There is some conflict in the adjudications of the courts of last resort upon this question. It is held by some that upon the breach of a covenant upon the part of the landlord to repair leased premises, it is the duty of the tenant to make the repairs, and he can only recover the reasonable cost thereof from the landlord. These cases also hold that if the landlord induces the tenant tofbelieve that he will perform his covenant, and the tenant, relying upon such inducement, fails to repair, he may recover such special damages as may result during the time he was so misled, and while he is engaged in making the repairs. This doctrine is founded upon *378the principle that one will not be permitted by his own fault or inattention to unnecessarily suffer damages to his property to be enhanced and then recover them from the original wrong-doer.

Upon the other hand the unquestioned weight of the authorities is, that in such cases the tenant has two remedies, and he may elect which he will pursue. He may repair the premises and recover the cost thereof from the landlord; or he may rely upon the performance of the covenant by the landlord, and in the event of its breach recover all the damages proximately flowing therefrom, regardless of the expense and trouble that would have been required to have made the repairs; and upon the latter theory the measure of recovery would be, ordinarily, the diminution of the rental value, on account of the failure to keep the covenant.

Thus, in Myers v. Burns, 35 N. Y. 269, the court said : “ The defendant had two different remedies, of either of which he could have availed himself, in the event of the plaintiff’s failure to repair, after due notice. He could have made the repair himself, and have called upon the plaintiff to refund the expense, as he actually did, in the case of the painting; or he could have called upon the plaintiff to take the ordinary responsibility of a party failing to perform his contract, to wit: to pay the damages caused by such failure, as he did in regard to the item in question. In the first case, the rule confines the damages to the actual expense, if no special damage is shown; but in the other, the cost of the repair is not an element in the case. It is as if there was no such right to repair, on the part of the lessee, but the claim rested solely in damages.”

In the case of Culver v. Hill, 68 Ala. 66, it was held that where the landlord agreed ty) keep the fences in repair the tenant had the right to rely upon his performance of the agreement and in the event of a failure, could recover damages for the destruction of crops resulting therefrom, although the tenant could at small expense have procured *379material and repaired the fence himself, but he was not bound to do this.
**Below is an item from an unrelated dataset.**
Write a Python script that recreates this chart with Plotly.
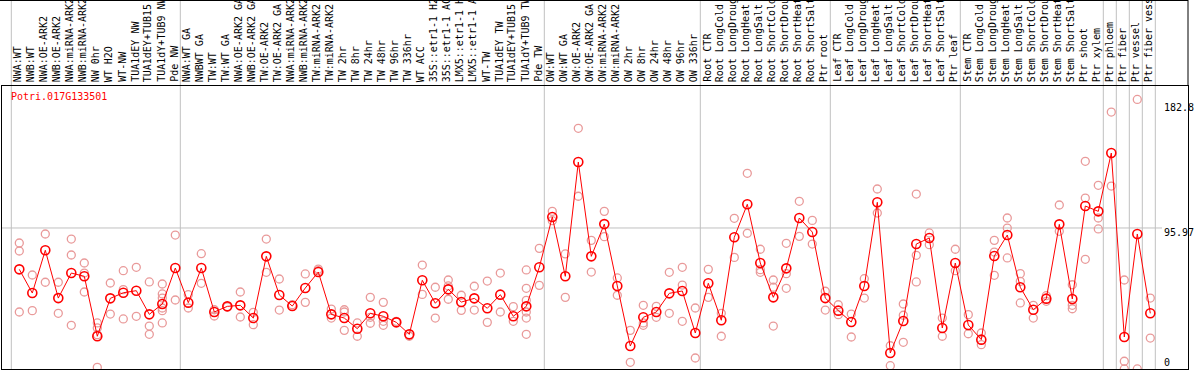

The same rule of law is expressly affirmed in the following cases: Hexter v. Knox, 63 N. Y. 561; Vandegrift v. Abbott, 75 Ala. 487; Prescott v. Otterstatter, 79 Pa. St. 462; Hoy v. Gronoble, 34 Pa. St. 9; Dempsey v. Hertzfield, 30 Ga. 866; Hinckley v. Beckwith, 13 Wis. 34; Rockford, etc., R. R. Co. v. Beckemeier, 72 Ill. 267; Chicago, etc., R. R. Co. v. Ward, 16 Ill. 522.

And the rule finds strong support in the decisions of the Supreme Court of this State. Chicago, etc., R. W. Co. v. Barnes, 116 Ind. 126; Block v. Ebner, 54 Ind. 544; Buck v. Rodgers, 39 Ind. 222; Indiana, etc., R. W. Co. v. Moore, 23 Ind. 14; Williams v. Oliphant, 3 Ind. 271.
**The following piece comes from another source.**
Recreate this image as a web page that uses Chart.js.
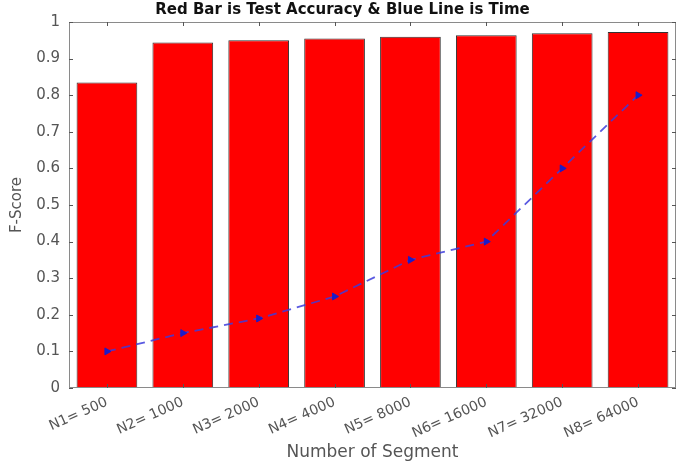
<!DOCTYPE html>
<html>
<head>
<meta charset="utf-8">
<script src="https://cdn.jsdelivr.net/npm/chart.js@4.4.0/dist/chart.umd.min.js"></script>
<style>
html,body{margin:0;padding:0;background:#fff;}
#wrap{width:685px;height:465px;position:relative;}
</style>
</head>
<body>
<div id="wrap"><canvas id="c" width="685" height="465"></canvas></div>
<script>
const categories = ["N1= 500","N2= 1000","N3= 2000","N4= 4000","N5= 8000","N6= 16000","N7= 32000","N8= 64000"];
const accuracy = [0.835, 0.944, 0.950, 0.955, 0.960, 0.964, 0.969, 0.973];
const timeValues = [0.10, 0.15, 0.19, 0.25, 0.35, 0.40, 0.60, 0.80];
const titleText = "Red Bar is Test Accuracy & Blue Line is Time";
const xTitle = "Number of Segment";
const yTitle = "F-Score";

const FONT = '"DejaVu Sans", "Liberation Sans", Arial, sans-serif';

const frame = {
  id: 'frame',
  afterDatasetsDraw(chart) {
    const {ctx, chartArea: a, scales} = chart;
    ctx.save();
    ctx.strokeStyle = '#8a8a8a';
    ctx.lineWidth = 1;
    ctx.strokeRect(a.left + 0.5, a.top + 0.5, a.right - a.left - 1, a.bottom - a.top - 1);
    ctx.strokeStyle = '#555';
    const ys = scales.y;
    ys.ticks.forEach((t, i) => {
      const y = Math.round(ys.getPixelForTick(i)) + 0.5;
      ctx.beginPath();
      ctx.moveTo(a.left, y); ctx.lineTo(a.left + 4, y);
      ctx.moveTo(a.right, y); ctx.lineTo(a.right - 4, y);
      ctx.stroke();
    });
    const xs = scales.x;
    xs.ticks.forEach((t, i) => {
      const x = Math.round(xs.getPixelForTick(i)) + 0.5;
      ctx.beginPath();
      ctx.moveTo(x, a.bottom); ctx.lineTo(x, a.bottom - 4);
      ctx.moveTo(x, a.top); ctx.lineTo(x, a.top + 4);
      ctx.stroke();
    });
    ctx.restore();
  },
  afterDraw(chart) {
    const {ctx} = chart;
    ctx.save();
    ctx.fillStyle = '#111';
    ctx.font = 'bold 15px ' + FONT;
    ctx.textAlign = 'center';
    ctx.textBaseline = 'middle';
    ctx.fillText(titleText, chart.width / 2, 10);
    ctx.restore();
  }
};

new Chart(document.getElementById('c'), {
  data: {
    labels: categories,
    datasets: [
      {
        type: 'line',
        label: 'Time',
        data: timeValues,
        order: 1,
        borderColor: 'rgba(60,60,220,0.85)',
        borderWidth: 1.8,
        borderDash: [9, 6],
        tension: 0,
        pointStyle: 'triangle',
        rotation: 90,
        pointRadius: 4,
        pointBackgroundColor: '#1c1cc8',
        pointBorderColor: '#1c1cc8',
        pointBorderWidth: 1
      },
      {
        type: 'bar',
        label: 'Test Accuracy',
        data: accuracy,
        order: 2,
        backgroundColor: '#ff0000',
        borderColor: '#333',
        borderWidth: 1,
        categoryPercentage: 1.0,
        barPercentage: 0.8
      }
    ]
  },
  plugins: [frame],
  options: {
    responsive: false,
    animation: false,
    layout: { padding: { top: 22, right: 9, left: 0, bottom: 0 } },
    plugins: {
      legend: { display: false },
      tooltip: { enabled: false },
      title: { display: false }
    },
    scales: {
      x: {
        afterFit(s) { s.height = 77; },
        grid: { display: false, drawTicks: false },
        border: { display: false },
        ticks: {
          color: '#555',
          font: { family: FONT, size: 14 },
          minRotation: 24, maxRotation: 24,
          padding: 6
        },
        title: {
          display: true, text: xTitle, color: '#555',
          font: { family: FONT, size: 17 },
          padding: { top: 0, bottom: 2 }
        }
      },
      y: {
        afterFit(s) { s.width = 69; },
        min: 0, max: 1,
        grid: { display: false, drawTicks: false },
        border: { display: false },
        ticks: {
          stepSize: 0.1,
          color: '#555',
          font: { family: FONT, size: 15 },
          padding: 9,
          callback: (v) => String(Number(v.toFixed(1)))
        },
        title: {
          display: true, text: yTitle, color: '#555',
          font: { family: FONT, size: 15 },
          padding: { top: 8, bottom: 0 }
        }
      }
    }
  }
});
</script>
</body>
</html>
The doctrine supported by this array of authorities is the sounder in principle and more in harmony with the general rules of law fixing the liability for the breach of kindred covenants. It is well understood that if one sells property and covenants against encumbrances, and it should be encumbered, the covenantee would have the right, when necessary to protect his title, to discharge the encumbrance and recover the costs thereof from the covenantor, but he is not compelled to do so. He may suffer the property to be sold upon the encumbrance and the title to be divested, and then recover the entire purchase-money, with interest, from the covenantor, without regard to the fact that the encumbrance might be disproportionately small as compared to the value of the property or the purchase-price.
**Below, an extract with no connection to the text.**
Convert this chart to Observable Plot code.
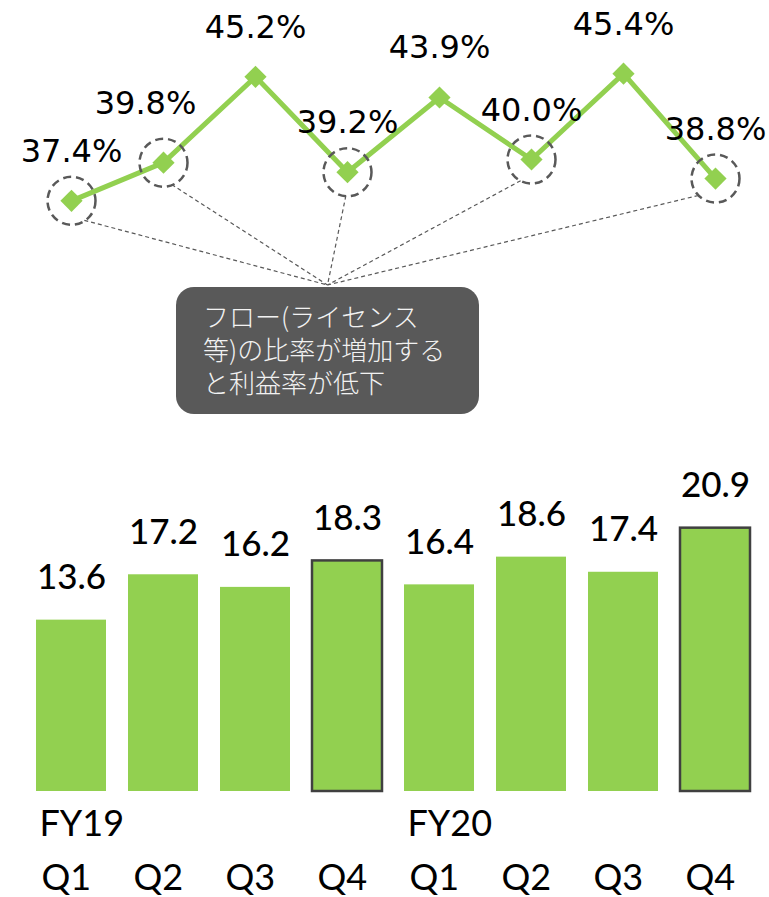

One who, for a sufficient consideration, agrees to perform an act and fails, can not complain if he is required to bear the natural and proximate consequences of his failure.

We need not decide, what the rights of the parties would be if the thing to be done should be of a trifling nature as compared to the consequences that might flow from a failure to do it.

In the case before us the landlord agreed to clear and *380grub about ten acres of land, and the consequences of a failure would be. the loss of the use of that part of the land.

Filed May 14, 1891.

We are of the opinion that the appellant was not required to disarrange his own plans or subject himself to any considerable expense or inconvenience in order to save the appellee from damages resulting from his own breach of duty. It is argued that in the judgment for possession the appellant obtained an unqualified order for possession, and Bratcher had no right thereafter to enter upon the premises to do the clearing. There is no merit in this claim. There is always an' ini plied reservation of the right of entry to repair where the landlord covenants to do so. And, furthermore, Bratcher did not offer to do the work, or tender performance, consequently he is in no attitude to assert that it was the appellant’s fault that he did not keep his agreement.

The evidence offered should have been admitted.

We need not decide other questions discussed under the motion for a new trial, as they may not occür upon another trial.

The judgment is reversed, with instructions to the trial court to sustain the motion for a new trial.

Reinhard, J., took no part in the decision of this case.